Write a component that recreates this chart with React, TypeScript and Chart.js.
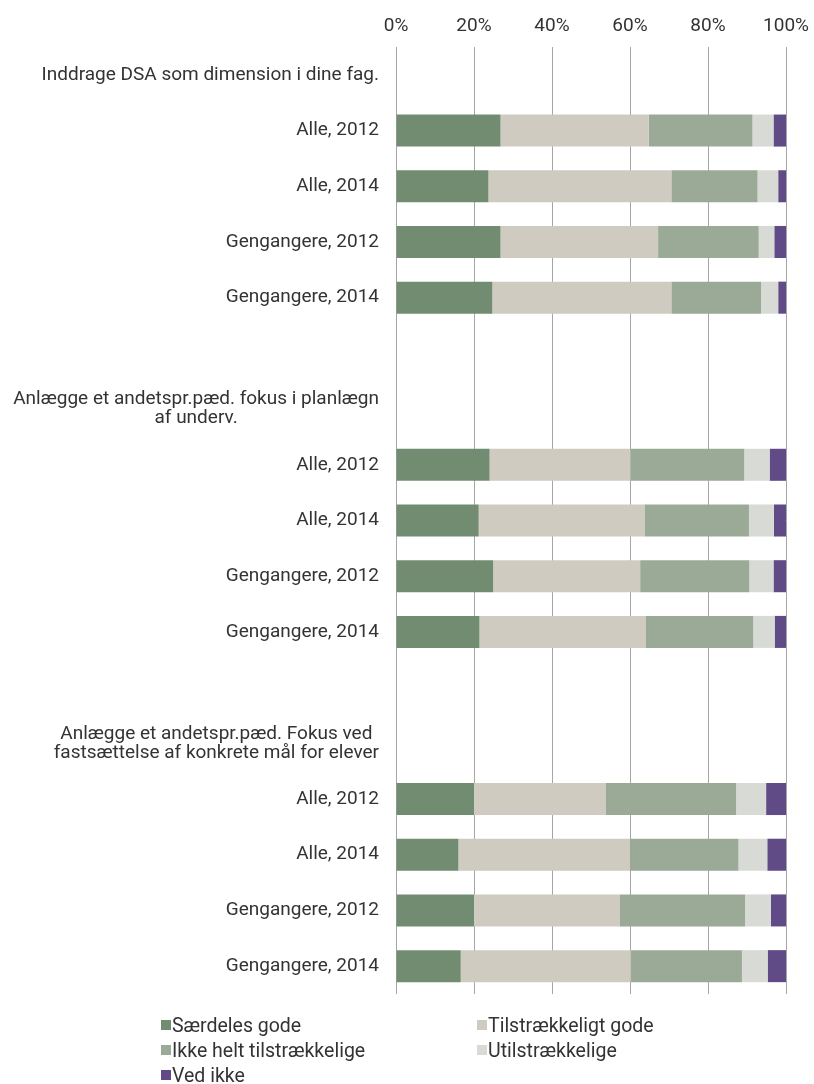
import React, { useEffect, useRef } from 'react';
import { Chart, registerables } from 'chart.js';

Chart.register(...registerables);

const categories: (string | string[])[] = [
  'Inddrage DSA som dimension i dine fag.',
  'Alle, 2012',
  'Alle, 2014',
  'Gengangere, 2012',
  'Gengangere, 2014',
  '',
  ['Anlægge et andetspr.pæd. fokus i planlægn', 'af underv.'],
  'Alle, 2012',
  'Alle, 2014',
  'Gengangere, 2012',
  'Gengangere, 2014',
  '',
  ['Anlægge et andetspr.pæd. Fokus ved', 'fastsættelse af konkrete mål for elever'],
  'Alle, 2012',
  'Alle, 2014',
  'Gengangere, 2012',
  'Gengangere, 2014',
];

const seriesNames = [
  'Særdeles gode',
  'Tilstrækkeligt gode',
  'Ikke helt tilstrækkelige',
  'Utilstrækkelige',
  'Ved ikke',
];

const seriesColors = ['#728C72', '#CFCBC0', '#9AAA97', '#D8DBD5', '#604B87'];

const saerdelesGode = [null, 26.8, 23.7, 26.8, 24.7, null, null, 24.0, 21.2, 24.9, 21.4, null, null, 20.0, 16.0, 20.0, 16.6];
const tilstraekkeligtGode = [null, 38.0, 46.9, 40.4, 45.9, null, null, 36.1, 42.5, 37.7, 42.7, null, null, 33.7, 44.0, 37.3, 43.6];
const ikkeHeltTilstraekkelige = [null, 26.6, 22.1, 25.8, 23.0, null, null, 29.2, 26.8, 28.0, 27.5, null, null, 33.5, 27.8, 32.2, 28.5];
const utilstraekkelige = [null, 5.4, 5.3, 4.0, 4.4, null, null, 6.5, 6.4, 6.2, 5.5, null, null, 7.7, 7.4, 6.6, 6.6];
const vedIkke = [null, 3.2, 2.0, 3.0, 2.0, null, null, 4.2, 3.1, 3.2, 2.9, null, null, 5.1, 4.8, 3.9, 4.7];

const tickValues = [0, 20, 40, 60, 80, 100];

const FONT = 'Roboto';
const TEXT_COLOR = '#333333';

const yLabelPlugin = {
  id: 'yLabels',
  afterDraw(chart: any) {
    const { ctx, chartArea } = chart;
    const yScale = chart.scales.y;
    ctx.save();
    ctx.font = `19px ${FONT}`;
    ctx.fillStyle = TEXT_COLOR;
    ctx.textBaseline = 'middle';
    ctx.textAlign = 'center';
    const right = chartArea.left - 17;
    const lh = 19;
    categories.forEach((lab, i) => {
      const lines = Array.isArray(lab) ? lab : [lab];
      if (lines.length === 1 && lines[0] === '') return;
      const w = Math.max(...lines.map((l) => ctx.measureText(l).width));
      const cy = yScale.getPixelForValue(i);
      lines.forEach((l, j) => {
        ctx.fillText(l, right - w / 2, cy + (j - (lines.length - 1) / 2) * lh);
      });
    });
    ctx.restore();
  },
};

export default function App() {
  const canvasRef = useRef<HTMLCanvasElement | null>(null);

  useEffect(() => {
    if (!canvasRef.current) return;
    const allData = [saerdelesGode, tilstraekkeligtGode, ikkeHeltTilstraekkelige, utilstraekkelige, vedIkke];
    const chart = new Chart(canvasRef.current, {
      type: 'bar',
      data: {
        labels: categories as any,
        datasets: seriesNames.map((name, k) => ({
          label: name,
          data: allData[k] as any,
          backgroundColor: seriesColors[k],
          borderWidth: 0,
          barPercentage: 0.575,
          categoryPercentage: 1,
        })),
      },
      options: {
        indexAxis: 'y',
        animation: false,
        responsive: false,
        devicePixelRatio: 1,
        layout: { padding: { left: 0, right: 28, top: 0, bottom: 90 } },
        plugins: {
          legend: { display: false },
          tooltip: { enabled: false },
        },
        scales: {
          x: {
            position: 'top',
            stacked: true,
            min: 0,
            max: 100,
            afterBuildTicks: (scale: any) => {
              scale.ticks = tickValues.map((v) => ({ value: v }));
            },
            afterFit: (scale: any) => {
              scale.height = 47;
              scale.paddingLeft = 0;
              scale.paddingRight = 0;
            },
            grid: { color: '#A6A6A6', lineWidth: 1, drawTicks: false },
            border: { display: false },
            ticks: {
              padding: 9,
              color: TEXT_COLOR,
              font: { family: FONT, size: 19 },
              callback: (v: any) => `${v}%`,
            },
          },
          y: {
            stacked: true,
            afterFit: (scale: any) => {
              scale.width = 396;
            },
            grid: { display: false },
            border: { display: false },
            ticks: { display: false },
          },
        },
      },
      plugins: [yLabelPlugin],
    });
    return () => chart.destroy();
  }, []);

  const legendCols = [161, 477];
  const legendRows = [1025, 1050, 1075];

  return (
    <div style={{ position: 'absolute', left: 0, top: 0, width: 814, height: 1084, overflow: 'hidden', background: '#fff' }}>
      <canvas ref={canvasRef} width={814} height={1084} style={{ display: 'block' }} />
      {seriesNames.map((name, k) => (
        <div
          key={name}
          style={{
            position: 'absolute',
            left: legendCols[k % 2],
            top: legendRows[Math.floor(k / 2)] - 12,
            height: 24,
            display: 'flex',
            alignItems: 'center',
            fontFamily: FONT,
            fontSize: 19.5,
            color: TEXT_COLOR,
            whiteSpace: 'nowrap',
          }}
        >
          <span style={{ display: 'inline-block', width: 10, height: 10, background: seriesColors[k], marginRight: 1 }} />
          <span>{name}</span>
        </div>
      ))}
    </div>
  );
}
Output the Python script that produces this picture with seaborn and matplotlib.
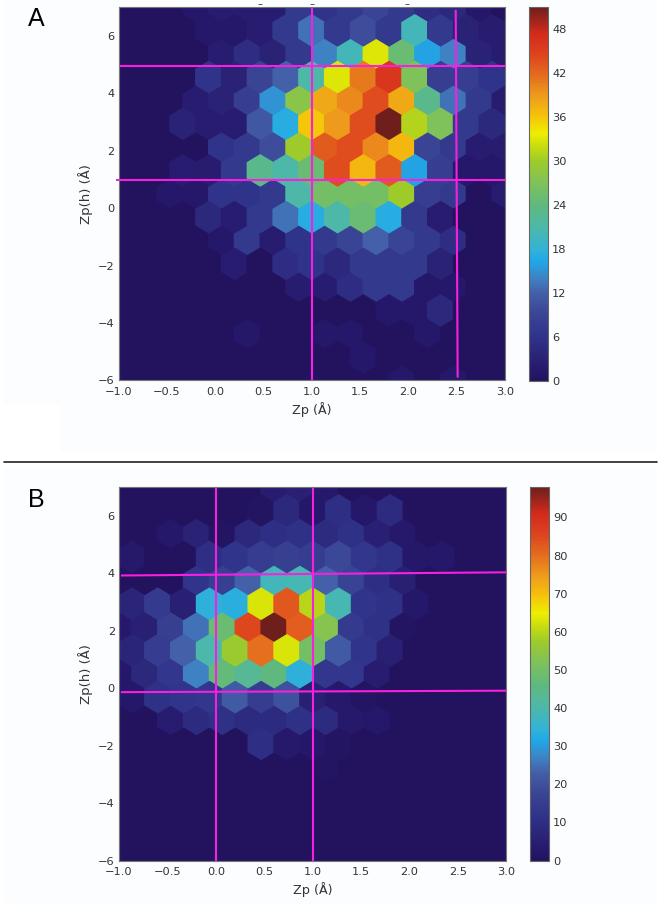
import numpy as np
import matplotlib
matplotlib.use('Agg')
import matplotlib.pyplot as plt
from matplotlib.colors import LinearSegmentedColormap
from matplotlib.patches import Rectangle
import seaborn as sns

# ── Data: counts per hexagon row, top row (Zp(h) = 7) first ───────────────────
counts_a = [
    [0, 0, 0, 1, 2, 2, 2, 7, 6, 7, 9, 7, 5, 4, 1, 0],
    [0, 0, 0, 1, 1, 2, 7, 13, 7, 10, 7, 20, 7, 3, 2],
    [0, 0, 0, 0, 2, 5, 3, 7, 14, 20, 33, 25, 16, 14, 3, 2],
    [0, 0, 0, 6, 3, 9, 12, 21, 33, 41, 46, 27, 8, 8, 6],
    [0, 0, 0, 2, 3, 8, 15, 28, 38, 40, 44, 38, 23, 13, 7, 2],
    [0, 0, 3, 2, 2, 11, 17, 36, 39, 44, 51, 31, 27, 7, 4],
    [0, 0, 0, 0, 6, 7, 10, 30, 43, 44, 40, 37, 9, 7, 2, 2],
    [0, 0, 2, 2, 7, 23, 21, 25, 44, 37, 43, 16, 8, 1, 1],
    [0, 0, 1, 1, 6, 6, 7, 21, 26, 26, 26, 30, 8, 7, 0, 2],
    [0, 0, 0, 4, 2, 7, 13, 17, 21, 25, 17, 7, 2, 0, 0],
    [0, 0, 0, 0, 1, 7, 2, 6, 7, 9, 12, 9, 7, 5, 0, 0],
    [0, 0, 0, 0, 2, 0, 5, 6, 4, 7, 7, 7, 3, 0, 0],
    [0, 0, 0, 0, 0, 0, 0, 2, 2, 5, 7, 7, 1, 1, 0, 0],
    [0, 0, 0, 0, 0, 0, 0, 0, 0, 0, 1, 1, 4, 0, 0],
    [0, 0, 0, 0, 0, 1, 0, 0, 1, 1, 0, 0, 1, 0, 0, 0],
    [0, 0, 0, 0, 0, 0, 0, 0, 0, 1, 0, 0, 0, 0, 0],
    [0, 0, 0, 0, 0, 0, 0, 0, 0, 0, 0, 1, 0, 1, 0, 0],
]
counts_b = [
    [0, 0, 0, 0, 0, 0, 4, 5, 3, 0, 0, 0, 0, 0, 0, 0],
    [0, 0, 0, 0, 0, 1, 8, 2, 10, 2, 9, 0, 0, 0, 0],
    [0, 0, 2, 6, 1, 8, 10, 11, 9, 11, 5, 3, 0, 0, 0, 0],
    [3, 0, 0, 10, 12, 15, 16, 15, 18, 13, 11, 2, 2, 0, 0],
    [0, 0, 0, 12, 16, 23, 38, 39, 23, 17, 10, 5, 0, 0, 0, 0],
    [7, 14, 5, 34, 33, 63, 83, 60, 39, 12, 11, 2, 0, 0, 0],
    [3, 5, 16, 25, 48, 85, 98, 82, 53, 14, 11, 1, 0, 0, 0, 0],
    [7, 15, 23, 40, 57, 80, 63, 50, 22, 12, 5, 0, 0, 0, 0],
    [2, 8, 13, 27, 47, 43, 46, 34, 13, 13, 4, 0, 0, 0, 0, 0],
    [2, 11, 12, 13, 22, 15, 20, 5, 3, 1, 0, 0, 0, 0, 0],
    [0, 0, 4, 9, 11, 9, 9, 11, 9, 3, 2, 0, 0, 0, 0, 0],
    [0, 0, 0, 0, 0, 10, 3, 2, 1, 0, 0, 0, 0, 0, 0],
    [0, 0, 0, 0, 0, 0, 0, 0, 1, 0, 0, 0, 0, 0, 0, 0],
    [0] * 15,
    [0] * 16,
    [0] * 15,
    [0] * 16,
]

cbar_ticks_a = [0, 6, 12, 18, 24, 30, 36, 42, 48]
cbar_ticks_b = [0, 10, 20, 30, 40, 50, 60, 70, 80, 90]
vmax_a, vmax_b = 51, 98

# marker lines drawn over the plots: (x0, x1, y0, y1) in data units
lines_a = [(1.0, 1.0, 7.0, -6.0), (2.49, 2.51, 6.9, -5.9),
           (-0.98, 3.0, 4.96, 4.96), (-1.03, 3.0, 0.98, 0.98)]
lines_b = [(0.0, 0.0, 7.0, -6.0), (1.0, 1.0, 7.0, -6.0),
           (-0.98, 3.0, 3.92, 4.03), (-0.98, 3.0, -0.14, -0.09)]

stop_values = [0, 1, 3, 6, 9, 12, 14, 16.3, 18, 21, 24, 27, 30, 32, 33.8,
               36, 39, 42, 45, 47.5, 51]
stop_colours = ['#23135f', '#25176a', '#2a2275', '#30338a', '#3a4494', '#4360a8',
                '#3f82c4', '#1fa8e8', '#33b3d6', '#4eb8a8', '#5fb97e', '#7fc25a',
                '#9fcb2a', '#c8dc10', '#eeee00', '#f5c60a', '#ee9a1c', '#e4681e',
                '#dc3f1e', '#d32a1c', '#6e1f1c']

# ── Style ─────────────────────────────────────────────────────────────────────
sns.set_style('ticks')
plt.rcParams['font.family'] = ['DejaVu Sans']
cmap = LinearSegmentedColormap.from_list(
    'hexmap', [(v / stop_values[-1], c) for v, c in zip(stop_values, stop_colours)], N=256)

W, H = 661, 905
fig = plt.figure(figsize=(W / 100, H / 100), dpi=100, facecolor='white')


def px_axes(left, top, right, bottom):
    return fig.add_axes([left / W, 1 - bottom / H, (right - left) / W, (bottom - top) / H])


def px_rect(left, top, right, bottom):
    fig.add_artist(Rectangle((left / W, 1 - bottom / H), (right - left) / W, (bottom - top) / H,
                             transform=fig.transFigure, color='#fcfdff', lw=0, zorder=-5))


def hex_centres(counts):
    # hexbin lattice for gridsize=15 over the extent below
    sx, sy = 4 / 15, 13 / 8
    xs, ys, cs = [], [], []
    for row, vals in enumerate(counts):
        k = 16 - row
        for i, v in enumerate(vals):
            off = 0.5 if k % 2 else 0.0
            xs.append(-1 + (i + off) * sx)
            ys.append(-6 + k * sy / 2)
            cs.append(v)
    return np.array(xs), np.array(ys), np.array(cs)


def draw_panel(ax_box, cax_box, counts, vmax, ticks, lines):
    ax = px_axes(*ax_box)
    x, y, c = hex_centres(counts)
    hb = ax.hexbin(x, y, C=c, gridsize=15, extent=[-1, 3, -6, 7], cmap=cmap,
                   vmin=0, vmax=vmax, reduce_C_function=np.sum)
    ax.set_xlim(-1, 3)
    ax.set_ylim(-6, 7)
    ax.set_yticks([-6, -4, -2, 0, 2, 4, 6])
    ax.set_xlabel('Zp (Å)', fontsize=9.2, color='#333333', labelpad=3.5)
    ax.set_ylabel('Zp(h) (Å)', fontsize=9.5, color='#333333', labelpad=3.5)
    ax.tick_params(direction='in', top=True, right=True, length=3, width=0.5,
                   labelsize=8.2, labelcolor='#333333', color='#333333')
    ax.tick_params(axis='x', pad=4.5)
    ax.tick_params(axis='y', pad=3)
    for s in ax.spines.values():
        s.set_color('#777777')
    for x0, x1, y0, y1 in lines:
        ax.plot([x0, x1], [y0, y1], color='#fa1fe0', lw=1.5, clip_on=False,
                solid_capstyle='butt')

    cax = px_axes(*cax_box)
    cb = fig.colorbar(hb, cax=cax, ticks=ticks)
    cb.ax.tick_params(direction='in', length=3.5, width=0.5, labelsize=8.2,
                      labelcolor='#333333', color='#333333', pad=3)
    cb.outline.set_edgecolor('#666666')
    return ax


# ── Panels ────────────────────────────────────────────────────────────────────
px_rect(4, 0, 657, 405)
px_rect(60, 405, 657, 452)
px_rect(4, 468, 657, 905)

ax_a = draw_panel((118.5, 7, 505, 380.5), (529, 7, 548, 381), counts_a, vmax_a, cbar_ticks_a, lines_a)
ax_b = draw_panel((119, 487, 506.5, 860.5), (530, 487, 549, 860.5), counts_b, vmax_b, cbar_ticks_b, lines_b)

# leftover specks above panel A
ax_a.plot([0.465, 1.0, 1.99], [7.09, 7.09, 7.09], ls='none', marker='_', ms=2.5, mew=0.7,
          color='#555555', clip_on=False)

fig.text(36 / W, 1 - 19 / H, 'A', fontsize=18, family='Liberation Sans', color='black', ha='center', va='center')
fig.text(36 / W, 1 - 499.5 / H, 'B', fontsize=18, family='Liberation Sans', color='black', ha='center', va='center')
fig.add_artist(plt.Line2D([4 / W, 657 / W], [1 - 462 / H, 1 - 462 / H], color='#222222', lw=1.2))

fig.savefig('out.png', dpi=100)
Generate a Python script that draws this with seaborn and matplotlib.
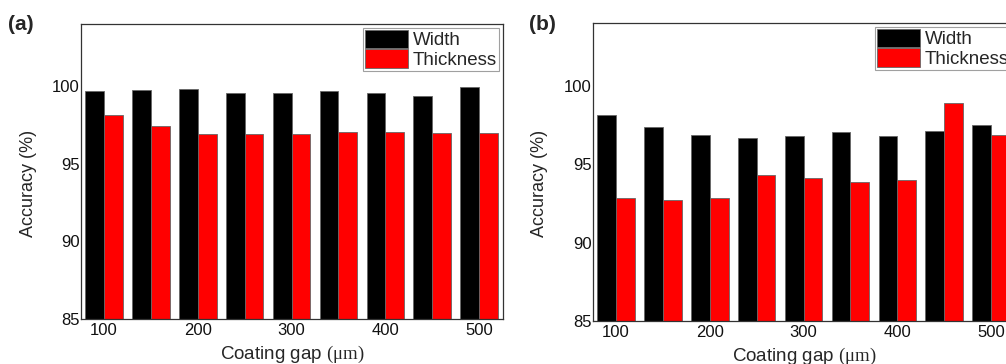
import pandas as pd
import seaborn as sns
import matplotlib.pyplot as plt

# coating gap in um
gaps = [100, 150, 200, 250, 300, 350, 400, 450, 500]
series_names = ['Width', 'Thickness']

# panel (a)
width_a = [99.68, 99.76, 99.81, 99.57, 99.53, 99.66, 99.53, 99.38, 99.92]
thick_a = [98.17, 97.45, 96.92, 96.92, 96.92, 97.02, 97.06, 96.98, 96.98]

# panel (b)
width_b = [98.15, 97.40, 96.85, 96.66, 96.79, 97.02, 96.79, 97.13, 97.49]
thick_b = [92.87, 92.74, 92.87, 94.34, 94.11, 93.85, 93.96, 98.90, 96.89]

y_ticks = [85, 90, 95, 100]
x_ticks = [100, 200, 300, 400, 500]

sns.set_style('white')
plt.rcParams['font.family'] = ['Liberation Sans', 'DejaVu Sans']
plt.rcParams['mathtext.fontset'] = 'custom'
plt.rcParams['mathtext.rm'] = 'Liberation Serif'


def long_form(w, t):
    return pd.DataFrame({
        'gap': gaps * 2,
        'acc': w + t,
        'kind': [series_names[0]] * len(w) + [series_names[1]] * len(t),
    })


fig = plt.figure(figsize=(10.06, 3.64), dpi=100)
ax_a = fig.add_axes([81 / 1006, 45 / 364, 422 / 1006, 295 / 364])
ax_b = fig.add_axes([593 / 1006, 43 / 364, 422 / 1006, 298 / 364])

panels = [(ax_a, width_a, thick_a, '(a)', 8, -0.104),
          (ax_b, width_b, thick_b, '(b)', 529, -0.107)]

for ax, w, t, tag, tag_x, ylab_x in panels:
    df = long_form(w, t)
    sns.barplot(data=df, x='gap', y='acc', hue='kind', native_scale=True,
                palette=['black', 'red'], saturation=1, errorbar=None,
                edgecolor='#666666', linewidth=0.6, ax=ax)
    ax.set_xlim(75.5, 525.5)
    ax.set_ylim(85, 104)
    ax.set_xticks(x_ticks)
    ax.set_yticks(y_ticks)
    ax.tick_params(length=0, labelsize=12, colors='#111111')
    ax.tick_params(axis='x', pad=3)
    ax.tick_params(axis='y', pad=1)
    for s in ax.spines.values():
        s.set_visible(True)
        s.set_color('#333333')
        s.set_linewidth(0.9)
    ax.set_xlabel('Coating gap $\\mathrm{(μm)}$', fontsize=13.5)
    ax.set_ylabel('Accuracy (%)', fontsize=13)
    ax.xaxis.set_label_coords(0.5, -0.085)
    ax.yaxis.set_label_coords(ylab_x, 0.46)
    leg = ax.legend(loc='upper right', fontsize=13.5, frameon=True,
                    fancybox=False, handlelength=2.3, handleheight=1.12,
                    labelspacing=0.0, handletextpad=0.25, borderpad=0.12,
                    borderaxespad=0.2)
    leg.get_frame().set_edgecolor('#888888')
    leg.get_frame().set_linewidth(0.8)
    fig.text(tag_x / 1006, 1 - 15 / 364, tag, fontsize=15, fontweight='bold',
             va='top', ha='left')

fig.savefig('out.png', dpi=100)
=-=-=
◆ **GIVEN PROBLEM**
Set down again, exactly, the lines of the material above from its first line to the one with "Chart.register(...registerables);", inclusive. Leave the pictures out.

◆ **EXPECTED OUTPUT**
Write a component that recreates this chart with React, TypeScript and Chart.js.
import React, { useEffect, useRef } from 'react';
import { Chart, registerables } from 'chart.js';

Chart.register(...registerables);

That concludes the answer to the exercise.